The British Love the Class System

Eton Boys Preparing for Government.

There was a time during the 60’s where the times they were a-changing. The old order was being broken down by the baby boomers. Young working class kids creating conversations with millions of other young working- and middle-class kids through music, movies, and television. Universities opening up to families that would never have crossed the doors of such hallowed institutions, but who were now welcome to the new, red brick colleges springing up across the United Kingdom.

London was the playground of the Beatles, the Stones, the Who, David Bailey and Terrence Donavan, Michael Caine, and Judy Geeson, all with working class backgrounds and often from the sticks. They were consigning the bowler hat to the bin. Have a look at the Beatles on the roof of Abbey Road and you can see the generation gap, with old men in pin stripes and young women in mini dresses.

The class system was collapsing. Or so it seemed. Wealthy young men were buying up country houses. George Harrison moved into Friars Park, earning the opprobrium of the fading upper class. How could that sort of young man own such a house?

George Harrison’s Home.

It was a social revolution, and it was seeing the demise of the class system. The core of British society, the management plan, the rules and regulations for society were being broken up, people would be given equal opportunities. The idea that everyone would know their place for birth would be a thing of the past. Working, middle and upper class, most clearly articulated by Ronnie Corbett, Ronnie Barker and John Cleese on the David Frost Show, with all the attendant clarity of position, dating back hundreds of years would be fondly remembered, with a wry smile.

Except that it didn’t happen.

Fast forward to 2021 and we are now more hide bound by class than ever. A system that has a monarch, head of the country, who’s very existence gives credence to the idea of superiority by birth. Hereditary peers who can sit in governance of us, the mere people, whose titles, and wealth can date back as far as 1483. Who own huge acreages of the country, including Northern Ireland, that you and I will never see.

Life peers who are appointed to decide what is good for us are given as examples of moving forward, but who among them is not lauded for being a lord and doesn’t get a seat at any full restaurant if they ask. Titles and medals are divvied out three times a year to those that the government deems worthy, carrying names that are seeped in the system.

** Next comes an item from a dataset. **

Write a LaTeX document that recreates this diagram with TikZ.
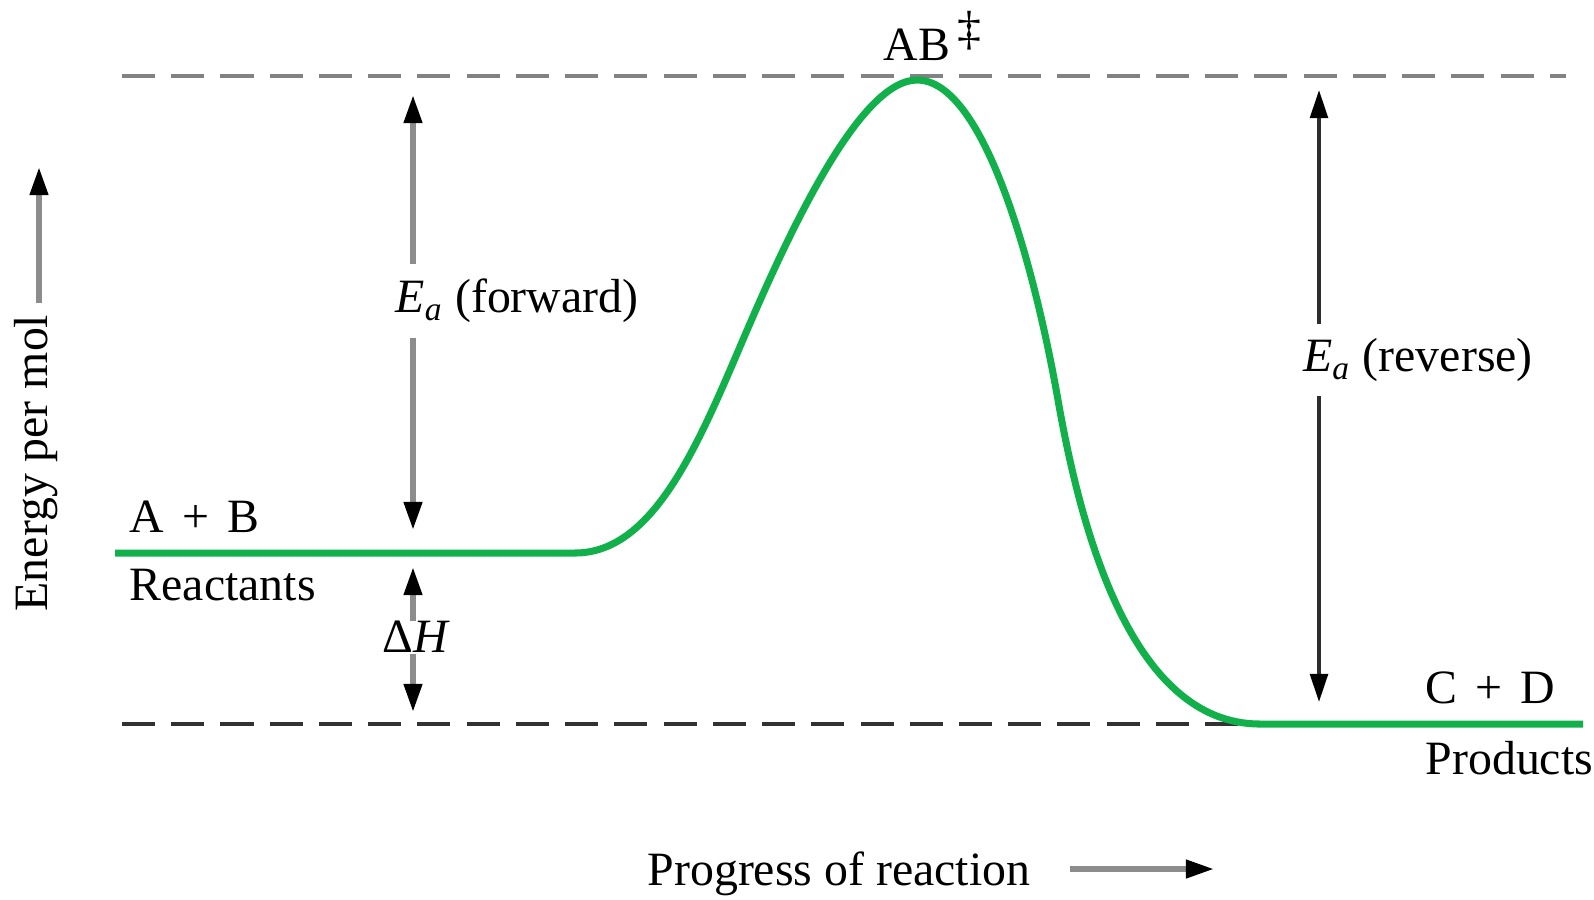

And a government, elected by democratic vote that has 60% of the selected Cabinet having attended public schools when only 6% of the population are so educated. Where Eton, one school, provided 61 Ministers in the Thatcher and Major governments.

Why?

Britain is a democracy. There are debates around if it is the best system, but that it is is not in question. People get to vote for their choice of candidate. They choose to elect people with public school educations disproportionately.

Again why?

I think they love it. I think they love the class system that enables them to know their place. Certainly, they love the monarchy. Any mention of removing the Royals is met with howls of protest from people of all classes. That is an emotional and Freudian response, the matriarch, the woman who has been there all my lifetime as the mother figure, based on here hereditary rights and nothing else.

The flirtation with moving on from the class system in the 6os has been dumped. The Establishment is back in charge, with Oxbridge ruling the roost in politics, the media, banking, all the areas that impact on our political and social lives.

In 2021 the class system is still alive and well. The middle class has grown, the working class is less identifiable with the demise of manufacturing and mining, but the upper class still dominates, with titles being allocated by wealth and influence.

But the responsibility lies not with the public-school chappies, and the peers, it lies with the voter. People who will not challenge their own thinking. Who are convinced that Downton Abbey was a documentary, despite the servant class being totally treated like, well, servants. Who will not even allow themselves to think about being a subject and not a citizen. In the 21st Century they cling on to 15th Century concepts and pat themselves on the back for being British, and exceptional for it.

It’s why Boris Johnson’s persona of the amiable fool is accepted. From PG Woodhouse to Evelyn Waugh right up to Ian McKewan, British literature parades this character as decent and worth a laugh, with everything turning out in the end.

We are stuck with it, in the UK. In NI Unionists strive to maintain a relationship with this system when we are well down the pecking order simply for being born here, the exact opposite of privilege.

The class system, here to stay, not gone tomorrow.